Community One East

Community One East had a good turn out given that it was held for the first time in New York. There was a great deal of enthusiasm and energy throughout the event yesterday. The general sessions were web cast live.

The theme of this conference was around Cloud Computing with Sun jumping into the fray with their announcement of Sun Open Cloud Platform. The Open Cloud Platform will be released as a “controlled” (on invitation only?) beta this summer.

In the opening session, Sun’s Dave Douglas and Lew Tucker demonstrated the ease with which you could provision servers from a library of virtual machines, front-end them with a load-balancer and hook it up to a public IP address. Nifty!

Sun Cloud

The Sun Cloud will have a Compute Service and a Storage Service which will support the file-level WebDav protocol and an object-based storage protocol that will be compatible with Amazon’s S3 storage service.

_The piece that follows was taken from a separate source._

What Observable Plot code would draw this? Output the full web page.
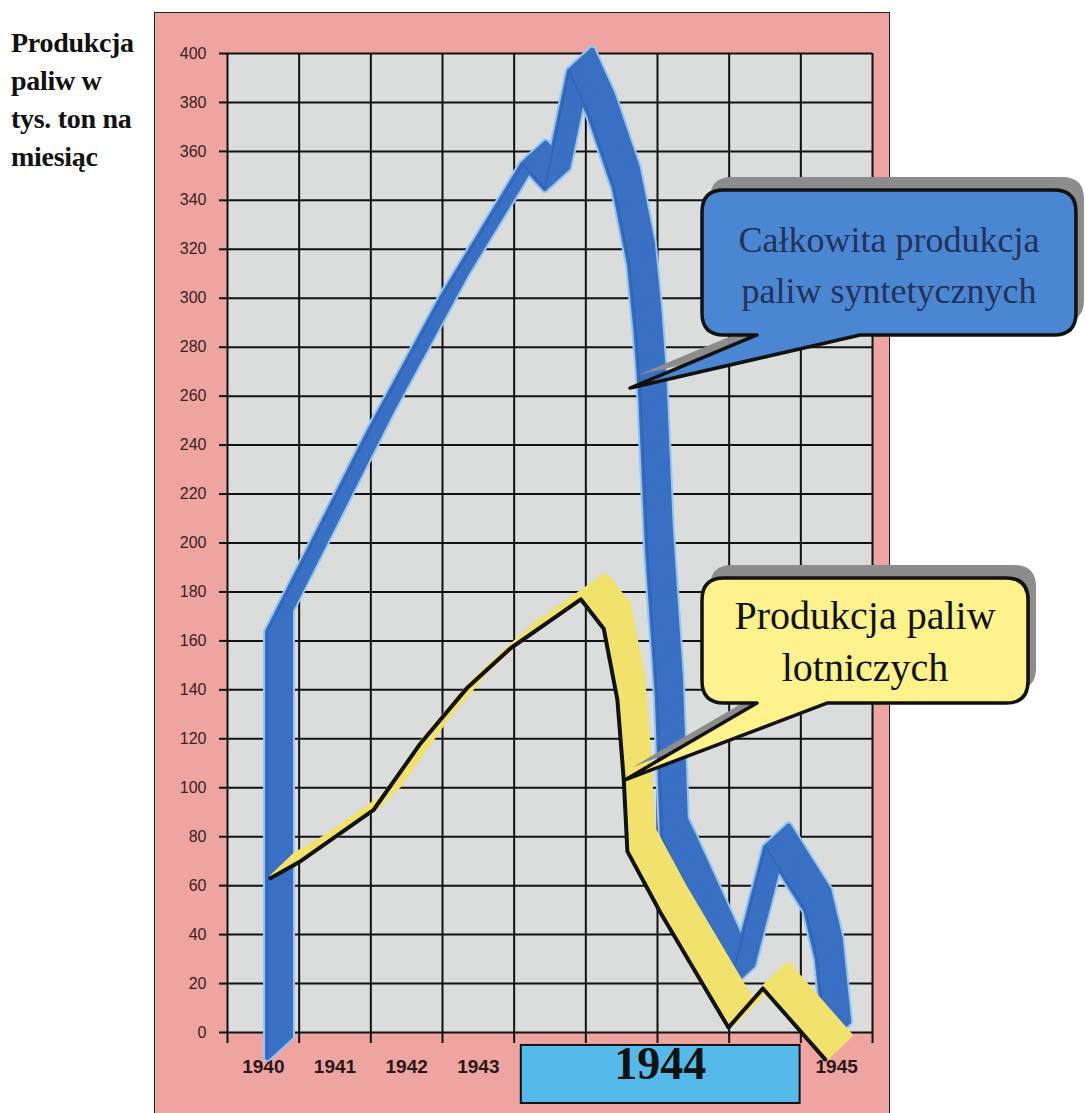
<!DOCTYPE html>
<html><head><meta charset="utf-8">
<script src="https://cdn.jsdelivr.net/npm/d3@7"></script>
<script src="https://cdn.jsdelivr.net/npm/@observablehq/plot@0.6"></script>
<style>
html,body{margin:0;padding:0;background:#fff;overflow:hidden}
#wrap{position:relative;width:1085px;height:1113px}
#panel{position:absolute;left:154px;top:12px;width:734px;height:1120px;background:#eea4a1;border:1.5px solid #222;border-bottom:none}
#title{position:absolute;left:11px;top:24px;font-family:"Liberation Serif",serif;font-weight:bold;font-size:28px;line-height:38px;color:#111;letter-spacing:-0.3px}
#chart{position:absolute;left:0;top:0}
</style></head><body>
<div id="wrap"><div id="panel"></div><div id="title">Produkcja<br>paliw w<br>tys. ton na<br>miesiąc</div><div id="chart"></div></div>
<script>
// x in "column" units: 1940..1943 one column each, 1944 four columns, 1945 one column
const colEdges = [0,1,2,3,4,5,6,7,8,9];
const yTicks = [0,20,40,60,80,100,120,140,160,180,200,220,240,260,280,300,320,340,360,380,400];
const yearLabels = ["1940","1941","1942","1943","1945"];
const yearPos = [0.5,1.5,2.5,3.5,8.5];
const bigYear = "1944";
const bigYearSpan = [4, 8];

// Całkowita produkcja paliw syntetycznych (front edge of ribbon)
const totalX = [0.53,0.53,1.95,2.97,4.09,4.40,4.74,5.02,5.37,5.58,5.67,5.74,5.83,5.97,6.04,6.14,6.98,7.48,8.04,8.20,8.32];
const totalY = [-11,163,245,300,354,344,392,374,344,313,286,258,197,136,78,72,18,75,49,29,-5];
// Produkcja paliw lotniczych
const aviaX = [0.60,1.02,2.04,2.69,3.35,3.95,4.93,5.25,5.44,5.53,5.58,6.04,6.99,7.47,8.34];
const aviaY = [63,70,91,118,141,157,177,165,136,103,74,49,2,18,-11];

const labelTotal = ["Całkowita produkcja", "paliw syntetycznych"];
const labelAvia = ["Produkcja paliw", "lotniczych"];

const total = totalX.map((x,i)=>({x, y: totalY[i]}));
const avia = aviaX.map((x,i)=>({x, y: aviaY[i]}));

function ribbon(data, color, w, x0, y0, x1, y1, n) {
  return d3.range(n+1).map(k => Plot.line(data, {
    x: "x", y: "y", stroke: color, strokeWidth: w,
    strokeLinejoin: "round", strokeLinecap: "round",
    dx: x0 + (x1-x0)*k/n, dy: y0 + (y1-y0)*k/n
  }));
}

const plot = Plot.plot({
  width: 1085, height: 1113,
  marginLeft: 227, marginRight: 213, marginTop: 53, marginBottom: 81,
  x: {domain: [0, 9], label: null},
  y: {domain: [0, 400], label: null},
  style: {background: "transparent", fontFamily: "Liberation Sans, Arial, sans-serif", overflow: "visible"},
  marks: [
    Plot.frame({fill: "#dbdddd", stroke: null}),
    Plot.gridY(yTicks, {stroke: "#111", strokeOpacity: 1, strokeWidth: 2}),
    Plot.gridX(colEdges, {stroke: "#111", strokeOpacity: 1, strokeWidth: 2}),
    Plot.axisY(yTicks, {tickSize: 8, tickPadding: 13, fontSize: 16, fill: "#3a2222", stroke: "#111", strokeWidth: 2, label: null}),
    Plot.axisX(colEdges, {tickSize: 11, tickFormat: () => "", stroke: "#111", strokeWidth: 2, label: null}),
    Plot.text(yearLabels, {x: (d,i) => yearPos[i], text: d => d, frameAnchor: "bottom", dy: 40, fontSize: 19, fontWeight: "bold", fill: "#2a1818", letterSpacing: 1.5}),
    Plot.rect([bigYear], {x1: bigYearSpan[0] + 0.1, x2: bigYearSpan[1] - 0.01, y1: -5.3, y2: -29, fill: "#55b9e9", stroke: "#111", strokeWidth: 2}),
    Plot.text([bigYear], {x: (bigYearSpan[0] + bigYearSpan[1]) / 2 + 0.04, text: d => d, frameAnchor: "bottom", dy: 46, fontSize: 46, fontWeight: "bold", fontFamily: "Liberation Serif", fill: "#111"}),
    ...ribbon(total, "#98c7ee", 9, 2, -2, 25, -23, 12),
    ...ribbon(total, "#3a70c4", 5, 2, -2, 25, -23, 12),
    Plot.line(total, {x: "x", y: "y", stroke: "#2a5aa8", strokeWidth: 1.5, strokeOpacity: 0.6, dx: 2, dy: -2}),
    ...ribbon(avia, "#f0e26c", 5, 2, -2, 25, -24, 12),
    Plot.line(avia, {x: "x", y: "y", stroke: "#111", strokeWidth: 4, strokeLinejoin: "round", strokeLinecap: "round"})
  ]
});
document.getElementById("chart").appendChild(plot);

// callouts placed through the plot's scales
const sx = plot.scale("x"), sy = plot.scale("y");
const X = u => sx.apply(u), Y = v => sy.apply(v);
function bubblePath(L, T, R, B, r, p1, p2, tx, ty) {
  return `M${L+r},${T} H${R-r} Q${R},${T} ${R},${T+r} V${B-r} Q${R},${B} ${R-r},${B} H${p2} L${tx},${ty} L${p1},${B} H${L+r} Q${L},${B} ${L},${B-r} V${T+r} Q${L},${T} ${L+r},${T} Z`;
}
function callout(c) {
  const L = X(c.left), R = X(c.right), T = Y(c.top), B = Y(c.bottom);
  const p1 = X(c.p1), p2 = X(c.p2), tx = X(c.tipX), ty = Y(c.tipY);
  const g = d3.select(plot).append("g");
  g.append("path").attr("d", bubblePath(L, T, R, B, 22, p1, p2, tx, ty))
    .attr("transform", "translate(8,-13)").attr("fill", "#8c8c8c");
  g.append("path").attr("d", bubblePath(L, T, R, B, 22, p1, p2, tx, ty))
    .attr("fill", c.fill).attr("stroke", "#111").attr("stroke-width", 3.5).attr("stroke-linejoin", "round");
  c.lines.forEach((t, i) => {
    g.append("text").attr("x", (L + R) / 2).attr("y", T + c.base + i * c.gap)
      .attr("text-anchor", "middle").attr("font-family", "Liberation Serif, serif")
      .attr("font-size", c.size).attr("fill", c.color).text(t);
  });
}
callout({left: 6.628, right: 11.846, top: 344.0, bottom: 284.8, p1: 7.395, p2: 8.833, tipX: 5.623, tipY: 263.1,
  fill: "#4a86d2", color: "#22325a", lines: labelTotal, size: 36, base: 62, gap: 51});
callout({left: 6.628, right: 11.177, top: 185.5, bottom: 134.4, p1: 7.395, p2: 8.372, tipX: 5.553, tipY: 103.0,
  fill: "#fdf28c", color: "#111", lines: labelAvia, size: 40, base: 51, gap: 52});
</script>
</body></html>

Users will be able to browse servers using the user interface, perform point-’n-click, drag-’n-drop and operations to provision servers. The underlying APIs for these operations are based on REST principles which are being developed under Project Kenai. Sun is releasing these APIs under a open source license. Sun is looking forward to receiving feedback on these APIs so as to improve it.

With the introduction of their cloud offering, Sun is stepping into the Cloud Computing world as another Infrastructure-as-a-Service provider. It is hoping to compete with Amazon and other infrastructure cloud providers.

Welcome Sun! It’s great to have you join the Cloud Computing market.